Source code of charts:
====

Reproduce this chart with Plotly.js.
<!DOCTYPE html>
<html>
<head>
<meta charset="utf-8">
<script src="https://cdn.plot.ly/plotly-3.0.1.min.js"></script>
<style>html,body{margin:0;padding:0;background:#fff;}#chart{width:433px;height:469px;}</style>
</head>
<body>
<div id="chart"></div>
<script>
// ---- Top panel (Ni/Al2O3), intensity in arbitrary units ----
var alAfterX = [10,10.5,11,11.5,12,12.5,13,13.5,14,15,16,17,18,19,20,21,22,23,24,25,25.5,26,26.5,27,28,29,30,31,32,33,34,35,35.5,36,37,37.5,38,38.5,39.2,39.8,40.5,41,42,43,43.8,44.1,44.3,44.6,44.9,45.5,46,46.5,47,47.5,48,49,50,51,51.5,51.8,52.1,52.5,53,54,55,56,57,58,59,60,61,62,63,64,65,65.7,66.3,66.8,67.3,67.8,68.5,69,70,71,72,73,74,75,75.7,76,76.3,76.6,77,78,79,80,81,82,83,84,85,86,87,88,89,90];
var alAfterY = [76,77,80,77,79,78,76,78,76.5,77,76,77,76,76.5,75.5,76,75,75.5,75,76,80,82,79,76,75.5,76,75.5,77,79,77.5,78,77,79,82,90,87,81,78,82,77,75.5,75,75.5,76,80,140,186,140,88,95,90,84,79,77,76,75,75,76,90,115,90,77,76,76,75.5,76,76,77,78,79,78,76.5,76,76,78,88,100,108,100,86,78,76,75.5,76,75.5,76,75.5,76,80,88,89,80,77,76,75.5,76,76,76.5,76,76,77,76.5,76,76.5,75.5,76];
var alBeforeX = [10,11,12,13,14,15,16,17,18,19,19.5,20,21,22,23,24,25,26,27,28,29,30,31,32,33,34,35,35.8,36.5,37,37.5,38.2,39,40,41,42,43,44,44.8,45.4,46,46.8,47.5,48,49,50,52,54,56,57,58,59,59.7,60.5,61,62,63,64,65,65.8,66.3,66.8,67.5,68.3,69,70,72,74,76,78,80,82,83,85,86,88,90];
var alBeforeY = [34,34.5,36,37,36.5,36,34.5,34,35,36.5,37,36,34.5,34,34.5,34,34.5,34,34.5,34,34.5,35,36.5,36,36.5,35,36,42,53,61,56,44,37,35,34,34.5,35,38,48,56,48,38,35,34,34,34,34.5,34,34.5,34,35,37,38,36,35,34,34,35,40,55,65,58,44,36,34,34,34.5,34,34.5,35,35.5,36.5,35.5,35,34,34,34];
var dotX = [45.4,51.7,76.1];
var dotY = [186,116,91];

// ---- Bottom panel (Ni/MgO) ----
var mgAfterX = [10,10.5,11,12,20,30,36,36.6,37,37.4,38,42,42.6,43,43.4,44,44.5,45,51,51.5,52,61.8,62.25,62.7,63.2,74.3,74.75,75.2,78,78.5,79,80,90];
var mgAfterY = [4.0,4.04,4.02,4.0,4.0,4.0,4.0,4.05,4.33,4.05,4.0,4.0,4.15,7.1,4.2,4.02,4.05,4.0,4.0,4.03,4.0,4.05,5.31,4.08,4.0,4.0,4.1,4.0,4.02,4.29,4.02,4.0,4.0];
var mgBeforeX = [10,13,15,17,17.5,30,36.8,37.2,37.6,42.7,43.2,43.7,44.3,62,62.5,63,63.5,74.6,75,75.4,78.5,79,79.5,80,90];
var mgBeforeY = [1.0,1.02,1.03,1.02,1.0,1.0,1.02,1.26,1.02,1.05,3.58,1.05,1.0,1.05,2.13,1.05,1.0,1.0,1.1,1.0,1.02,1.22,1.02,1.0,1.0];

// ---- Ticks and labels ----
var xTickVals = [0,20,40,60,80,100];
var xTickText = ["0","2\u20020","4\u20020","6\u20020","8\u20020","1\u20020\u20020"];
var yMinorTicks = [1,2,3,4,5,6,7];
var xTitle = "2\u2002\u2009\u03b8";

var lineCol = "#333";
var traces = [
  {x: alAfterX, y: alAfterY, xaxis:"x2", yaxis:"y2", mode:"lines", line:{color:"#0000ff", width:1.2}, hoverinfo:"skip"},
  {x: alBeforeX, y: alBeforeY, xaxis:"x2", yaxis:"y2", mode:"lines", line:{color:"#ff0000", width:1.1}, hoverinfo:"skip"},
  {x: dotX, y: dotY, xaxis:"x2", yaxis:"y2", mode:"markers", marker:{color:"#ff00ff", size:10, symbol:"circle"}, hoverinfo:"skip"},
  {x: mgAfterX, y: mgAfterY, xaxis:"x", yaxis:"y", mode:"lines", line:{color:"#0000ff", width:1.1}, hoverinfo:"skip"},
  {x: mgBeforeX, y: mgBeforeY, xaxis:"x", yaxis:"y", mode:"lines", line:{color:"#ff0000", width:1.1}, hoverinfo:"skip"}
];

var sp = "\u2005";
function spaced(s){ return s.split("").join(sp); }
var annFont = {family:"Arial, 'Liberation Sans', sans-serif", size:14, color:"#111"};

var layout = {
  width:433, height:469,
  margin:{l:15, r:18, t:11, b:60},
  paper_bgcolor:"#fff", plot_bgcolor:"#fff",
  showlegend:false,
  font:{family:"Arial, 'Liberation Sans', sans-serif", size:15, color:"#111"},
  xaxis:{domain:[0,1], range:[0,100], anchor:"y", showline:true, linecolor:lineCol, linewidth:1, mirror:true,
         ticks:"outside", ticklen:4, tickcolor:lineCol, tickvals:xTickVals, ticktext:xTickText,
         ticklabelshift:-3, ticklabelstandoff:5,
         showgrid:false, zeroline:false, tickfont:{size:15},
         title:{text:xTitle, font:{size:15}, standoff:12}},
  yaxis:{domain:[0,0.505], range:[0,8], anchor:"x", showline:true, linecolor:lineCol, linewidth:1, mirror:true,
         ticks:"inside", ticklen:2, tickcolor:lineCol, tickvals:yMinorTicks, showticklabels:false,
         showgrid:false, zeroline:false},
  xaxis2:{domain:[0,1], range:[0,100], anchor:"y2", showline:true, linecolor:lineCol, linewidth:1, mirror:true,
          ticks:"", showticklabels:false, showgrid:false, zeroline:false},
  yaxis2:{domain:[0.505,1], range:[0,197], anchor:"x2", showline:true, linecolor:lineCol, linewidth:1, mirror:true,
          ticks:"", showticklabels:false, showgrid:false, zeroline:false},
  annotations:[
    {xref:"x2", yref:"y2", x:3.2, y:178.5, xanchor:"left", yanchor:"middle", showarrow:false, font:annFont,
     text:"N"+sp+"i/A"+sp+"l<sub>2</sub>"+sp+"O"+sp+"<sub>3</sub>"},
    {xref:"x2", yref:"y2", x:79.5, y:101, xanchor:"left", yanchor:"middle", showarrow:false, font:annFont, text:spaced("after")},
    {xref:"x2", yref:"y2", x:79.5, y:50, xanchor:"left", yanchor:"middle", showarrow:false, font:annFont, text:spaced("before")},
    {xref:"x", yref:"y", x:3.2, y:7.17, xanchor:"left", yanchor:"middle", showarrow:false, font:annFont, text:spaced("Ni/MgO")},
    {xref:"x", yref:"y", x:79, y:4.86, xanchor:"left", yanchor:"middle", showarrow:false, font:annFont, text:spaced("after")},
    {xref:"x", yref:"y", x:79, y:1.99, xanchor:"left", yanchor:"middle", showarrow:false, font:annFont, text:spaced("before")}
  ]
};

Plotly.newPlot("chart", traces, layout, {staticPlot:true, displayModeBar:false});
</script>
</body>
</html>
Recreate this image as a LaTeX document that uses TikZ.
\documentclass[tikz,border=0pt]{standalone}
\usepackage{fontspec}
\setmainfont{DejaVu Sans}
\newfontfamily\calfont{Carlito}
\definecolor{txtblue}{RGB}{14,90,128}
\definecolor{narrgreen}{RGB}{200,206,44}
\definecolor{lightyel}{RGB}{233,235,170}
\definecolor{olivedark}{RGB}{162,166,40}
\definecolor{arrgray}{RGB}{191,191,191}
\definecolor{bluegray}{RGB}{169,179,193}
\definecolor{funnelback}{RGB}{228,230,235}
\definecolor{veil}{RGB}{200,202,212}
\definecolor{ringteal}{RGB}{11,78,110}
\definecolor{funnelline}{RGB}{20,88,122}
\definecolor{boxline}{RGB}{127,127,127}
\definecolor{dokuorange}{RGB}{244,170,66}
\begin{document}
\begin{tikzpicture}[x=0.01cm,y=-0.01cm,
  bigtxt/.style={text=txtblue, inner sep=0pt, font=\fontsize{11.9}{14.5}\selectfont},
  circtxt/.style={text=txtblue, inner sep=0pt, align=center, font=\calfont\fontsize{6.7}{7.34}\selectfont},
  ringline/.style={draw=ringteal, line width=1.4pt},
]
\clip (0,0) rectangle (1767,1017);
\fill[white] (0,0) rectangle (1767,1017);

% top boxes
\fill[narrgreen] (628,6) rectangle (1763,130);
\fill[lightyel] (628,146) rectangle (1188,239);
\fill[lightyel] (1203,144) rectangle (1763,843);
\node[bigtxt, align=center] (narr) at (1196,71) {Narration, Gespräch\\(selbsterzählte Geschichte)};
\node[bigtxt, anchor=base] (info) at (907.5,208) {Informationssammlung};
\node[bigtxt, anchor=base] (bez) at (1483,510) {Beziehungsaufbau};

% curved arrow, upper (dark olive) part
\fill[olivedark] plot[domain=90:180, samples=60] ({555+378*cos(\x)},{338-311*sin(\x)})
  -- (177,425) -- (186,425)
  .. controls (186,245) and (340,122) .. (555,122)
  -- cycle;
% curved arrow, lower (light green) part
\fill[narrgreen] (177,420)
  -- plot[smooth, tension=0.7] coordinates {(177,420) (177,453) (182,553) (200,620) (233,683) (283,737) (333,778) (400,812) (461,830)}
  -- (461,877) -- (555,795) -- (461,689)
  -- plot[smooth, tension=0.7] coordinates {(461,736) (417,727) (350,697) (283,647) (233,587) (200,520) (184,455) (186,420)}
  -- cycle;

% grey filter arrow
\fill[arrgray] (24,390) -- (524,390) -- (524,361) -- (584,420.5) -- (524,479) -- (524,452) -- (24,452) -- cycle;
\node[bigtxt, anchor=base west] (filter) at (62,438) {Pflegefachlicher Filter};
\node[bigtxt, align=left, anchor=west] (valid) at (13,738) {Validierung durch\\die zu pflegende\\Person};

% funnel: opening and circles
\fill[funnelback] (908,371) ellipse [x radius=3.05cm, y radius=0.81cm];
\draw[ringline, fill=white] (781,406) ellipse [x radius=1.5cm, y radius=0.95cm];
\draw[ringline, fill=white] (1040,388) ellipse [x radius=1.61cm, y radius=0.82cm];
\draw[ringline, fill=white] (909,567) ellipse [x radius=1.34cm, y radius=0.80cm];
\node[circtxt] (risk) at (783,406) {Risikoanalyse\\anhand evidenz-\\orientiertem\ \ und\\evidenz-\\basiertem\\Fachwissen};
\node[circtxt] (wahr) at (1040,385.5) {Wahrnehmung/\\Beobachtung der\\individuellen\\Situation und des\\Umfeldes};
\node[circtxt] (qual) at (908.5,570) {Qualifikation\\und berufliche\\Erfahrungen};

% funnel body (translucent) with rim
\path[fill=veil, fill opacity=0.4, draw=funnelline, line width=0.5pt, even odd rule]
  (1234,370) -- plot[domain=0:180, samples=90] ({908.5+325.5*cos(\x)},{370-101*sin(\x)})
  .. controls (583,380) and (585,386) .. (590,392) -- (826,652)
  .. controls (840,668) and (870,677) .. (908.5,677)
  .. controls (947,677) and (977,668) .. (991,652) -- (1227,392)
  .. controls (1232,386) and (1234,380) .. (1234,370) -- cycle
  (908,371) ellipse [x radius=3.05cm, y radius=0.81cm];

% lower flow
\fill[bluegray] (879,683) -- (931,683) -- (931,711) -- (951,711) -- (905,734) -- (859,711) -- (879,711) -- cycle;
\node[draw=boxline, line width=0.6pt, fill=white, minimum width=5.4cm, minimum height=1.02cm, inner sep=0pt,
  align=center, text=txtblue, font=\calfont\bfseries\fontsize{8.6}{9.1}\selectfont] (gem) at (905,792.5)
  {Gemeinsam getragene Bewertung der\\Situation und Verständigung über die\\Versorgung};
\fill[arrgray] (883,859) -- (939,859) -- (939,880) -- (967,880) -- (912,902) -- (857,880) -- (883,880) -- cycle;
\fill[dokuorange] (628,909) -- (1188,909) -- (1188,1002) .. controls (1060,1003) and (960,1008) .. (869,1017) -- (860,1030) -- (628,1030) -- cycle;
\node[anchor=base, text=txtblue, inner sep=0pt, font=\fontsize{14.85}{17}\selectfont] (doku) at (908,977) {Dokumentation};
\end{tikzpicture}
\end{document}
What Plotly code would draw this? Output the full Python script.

====

## Exercise goal
Go through the material above and count the lines that include "script". Give the number alone.

## Output of the exercise
4